I like parallel play and unfortunately can't always find people who are comfortable enough in their own space to be in shared activities without a need to necessarily socialize. I've just discovered the Quaker Church and of all places I've found it to be the most representative of being in communion with other people without the effort and demand to socialize. I think that is very difficult to find, and maybe it is partly cultural....at lease in my own culture there is a lot of pressure to always be interacting through language, and for me, I'm not hard of hearing, but it can be next to impossible to follow what people are saying, and I am in a constant state of being lost whenever I'm in a conversation.. So finding ways to be around people that aren't about what is said but about what is done has always been more natural for me, but unfortunately I haven't found many places where that's how things are done, but am always looking for autistic friendly spaces.
I am personally mystified by the dearth of autists in Quaker meetings.
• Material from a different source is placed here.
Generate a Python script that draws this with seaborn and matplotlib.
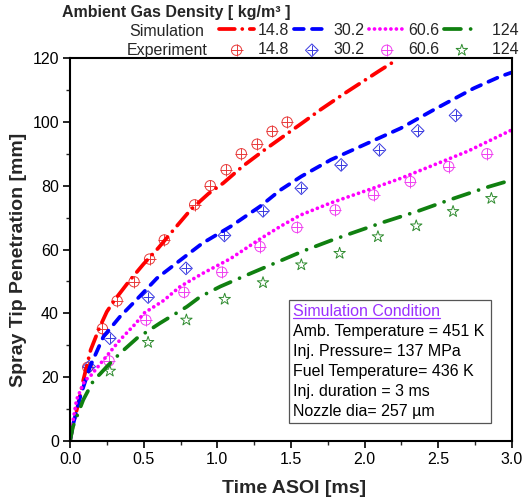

In many ways it is perfect for autists. Silence among people. No pressure for any particular belief system. No stress on socialization. If you've been there long enough so they know you, there is a lot of support there too.

Quakers are supportive of the rights of all people, including those with disabilities. They are supportive of LGBT+ and some of those couples find a refuge in Quaker meetings. They have testimonies for peace, simplicity, environmental responsibility, equality for all.